Coś dla każdego wg Lonely Planet
Przez lata Mazury były raczej skromnym ośrodkiem na europejskiej mapie turystycznej. Ostatnio się to zmienia, również za sprawą rosnącego zainteresowania mediów zagranicznych, takich jak National Geographic. Ale nie tylko, bo na Mazury uwagę zwróciła też redakcja kultowego przewodnika Lonely Planet. Jeziora są w nim opisane mniej poetycko, ale za to rzeczowo: redaktorzy zauważyli, że centrum regionu stanowi jezioro Śniardwy, Mamry i otaczające je wody. 15 proc. powierzchni Mazur zajmuje woda a 30 proc. to las. Do tego są łagodne wzgórza, miasteczka i farmy ze zdrową żywnością, dzięki czemu każdy znajdzie tu coś dla siebie.
Z Londynu do Olsztyna
Miejsce jest też coraz częściej opisywane przez zachodnią prasę, np. przy okazji uruchomienia połączenia z Londynu na lotnisko Olsztyn-Mazury w 2016 roku. – Już rozumiem, skąd nazwa [Kraina tysiąca jezior], gdy widzę z góry tą skrzącą się słońcem niebieską wodę pośród przepastnych puszcz i bagien. – pisał po locie reporter gazety The Guardian. Zauważył przy tym, że Polacy i Niemcy od dawna znają i doceniają uroki Wielkich Jezior Mazurskich, ale dla Brytyjczyków to nowość, którą mogą poznać właśnie dzięki nowym połączeniom lotniczym. Reporterka The Guardian polecała natomiast szlak rzeki Krutyni zaczynający się w Sorkwitach i biegnący aż do położonego ponad 100 km dalej Rucianego-Nidy. Na brzegach rzeki można spać przy ognisku lub wypożyczyć kajaki i nocować w stancjach obok przystani. W okolicy polecany jest też Wilczy Szaniec czyli kwatera Hitlera – miejsce unikalne i obowiązkowe dla każdego miłośnika historii.

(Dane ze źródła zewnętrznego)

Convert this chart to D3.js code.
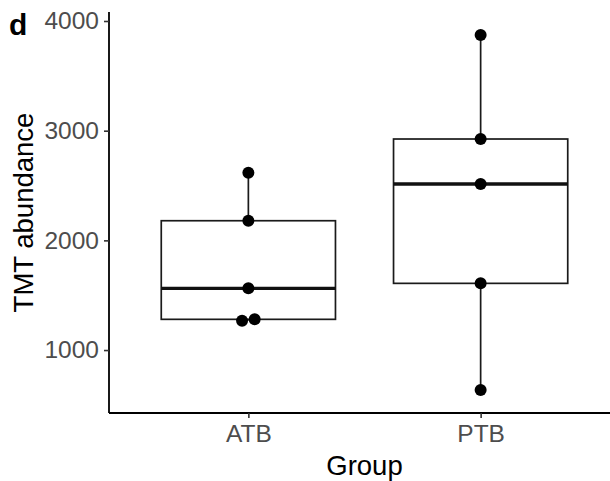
<!DOCTYPE html>
<html>
<head>
<meta charset="utf-8">
<script src="https://cdn.jsdelivr.net/npm/d3@7"></script>
<style>
  body { margin: 0; background: #fff; }
  svg { display: block; }
  text { font-family: "Liberation Sans", Arial, sans-serif; }
</style>
</head>
<body>
<svg id="chart" width="610" height="481"></svg>
<script>
// values
const groups = ["ATB", "PTB"];
const atbValues = [2617, 2179, 1563, 1280, 1268];
const ptbValues = [3872, 2924, 2514, 1608, 636];
const yTicks = [1000, 2000, 3000, 4000];
const yLimits = [426, 4082];

const seriesByGroup = { ATB: atbValues, PTB: ptbValues };

const margin = { top: 12, right: -10, bottom: 68, left: 109 };
const width = 610, height = 481;
const innerW = width - margin.left - margin.right;
const innerH = height - margin.top - margin.bottom;

const svg = d3.select("#chart");
const g = svg.append("g").attr("transform", `translate(${margin.left},${margin.top})`);

// discrete axis like ggplot: 0.6 units of padding each side
const xScale = d3.scaleLinear().domain([0.4, groups.length + 0.6]).range([0, innerW]);
const xPos = name => xScale(groups.indexOf(name) + 1);
const unit = xScale(2) - xScale(1);
const boxW = unit * 0.75;

const yScale = d3.scaleLinear().domain(yLimits).range([innerH, 0]);

const r = 6;
const lineCol = "#1a1a1a";

groups.forEach(name => {
  const vals = seriesByGroup[name].slice().sort(d3.ascending);
  const q1 = d3.quantile(vals, 0.25);
  const med = d3.quantile(vals, 0.5);
  const q3 = d3.quantile(vals, 0.75);
  const iqr = q3 - q1;
  const lo = d3.min(vals.filter(v => v >= q1 - 1.5 * iqr));
  const hi = d3.max(vals.filter(v => v <= q3 + 1.5 * iqr));
  const cx = xPos(name);

  // whiskers
  g.append("line").attr("x1", cx).attr("x2", cx)
    .attr("y1", yScale(q3)).attr("y2", yScale(hi))
    .attr("stroke", lineCol).attr("stroke-width", 1.7);
  g.append("line").attr("x1", cx).attr("x2", cx)
    .attr("y1", yScale(q1)).attr("y2", yScale(lo))
    .attr("stroke", lineCol).attr("stroke-width", 1.7);

  // box
  g.append("rect")
    .attr("x", cx - boxW / 2).attr("width", boxW)
    .attr("y", yScale(q3)).attr("height", yScale(q1) - yScale(q3))
    .attr("fill", "#fff").attr("stroke", lineCol).attr("stroke-width", 1.7);
  g.append("line")
    .attr("x1", cx - boxW / 2).attr("x2", cx + boxW / 2)
    .attr("y1", yScale(med)).attr("y2", yScale(med))
    .attr("stroke", "#111").attr("stroke-width", 3.3);

  // points, spread sideways when they overlap
  const pts = vals.map(v => ({ v, y: yScale(v), dx: 0 }));
  const clusters = [];
  pts.forEach(p => {
    const c = clusters.find(cl => Math.abs(cl[0].y - p.y) < r * 2);
    if (c) c.push(p); else clusters.push([p]);
  });
  clusters.forEach(cl => {
    const step = r * 2.1;
    cl.forEach((p, i) => { p.dx = (i - (cl.length - 1) / 2) * step; });
  });
  g.selectAll(null).data(pts).enter().append("circle")
    .attr("cx", d => cx + d.dx)
    .attr("cy", d => d.y)
    .attr("r", r)
    .attr("fill", "#000");
});

// y axis
const yAxis = g.append("g")
  .call(d3.axisLeft(yScale).tickValues(yTicks).tickSize(5).tickPadding(5).tickFormat(d3.format("d")));
yAxis.select(".domain").attr("stroke", "#000").attr("stroke-width", 1.8)
  .attr("d", `M0,0V${innerH}`);
yAxis.selectAll(".tick line").attr("stroke", "#333").attr("stroke-width", 1.6);
yAxis.selectAll(".tick text").attr("fill", "#4d4d4d").attr("font-size", 24.5)
  .attr("font-family", "Liberation Sans, Arial, sans-serif");

// x axis
const xAxis = g.append("g").attr("transform", `translate(0,${innerH})`)
  .call(d3.axisBottom(xScale).tickValues(groups.map((d, i) => i + 1))
    .tickFormat(i => groups[i - 1]).tickSize(5).tickPadding(7));
xAxis.select(".domain").attr("stroke", "#000").attr("stroke-width", 1.8)
  .attr("d", `M0,0H${innerW}`);
xAxis.selectAll(".tick line").attr("stroke", "#333").attr("stroke-width", 1.6);
xAxis.selectAll(".tick text").attr("fill", "#4d4d4d").attr("font-size", 24.5)
  .attr("font-family", "Liberation Sans, Arial, sans-serif");

// titles
svg.append("text")
  .attr("x", margin.left + innerW / 2).attr("y", 475)
  .attr("text-anchor", "middle").attr("font-size", 27.5).attr("fill", "#000")
  .text("Group");
svg.append("text")
  .attr("transform", `translate(33,${margin.top + innerH / 2}) rotate(-90)`)
  .attr("text-anchor", "middle").attr("font-size", 27.5).attr("fill", "#000")
  .text("TMT abundance");
svg.append("text")
  .attr("x", 9).attr("y", 35)
  .attr("font-size", 30).attr("font-weight", "bold").attr("fill", "#000")
  .text("d");
</script>
</body>
</html>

O Mazurach robi się głośno
Wymienione tu tylko niektóre z licznych ostatnio przykładów obecności Mazur w mediach na Zachodzie to efekt kilku połączonych czynników. Po pierwsze, infrastruktury, która razem z lotami z Londynu czy Dortmundu sprawia, że coraz więcej osób nie tylko z Polski jest w stanie wygodnie odwiedzić ten region. Do tego rosnąca znajomość języków obcych wśród Polaków i coraz więcej biznesów skierowanych do zachodnich turystów – restauracji, SPA czy wypożyczalni z anglojęzyczną obsługą. Dzięki nim wypad nie będzie trudno zorganizować nawet osobie, która nie zna polskiego. Wreszcie coraz częściej sami Polacy, jak i instytucje, chwalą się za granicą unikalnymi miejscami na mapie Polski, takimi jak szlak Wielkich Jezior Mazurskich. Wszystko to sprawia, że zaczyna się właśnie najlepszy czas dla biznesów zlokalizowanych w tym regionie, szczególnie tych związanych z turystycznym segmentem rynku.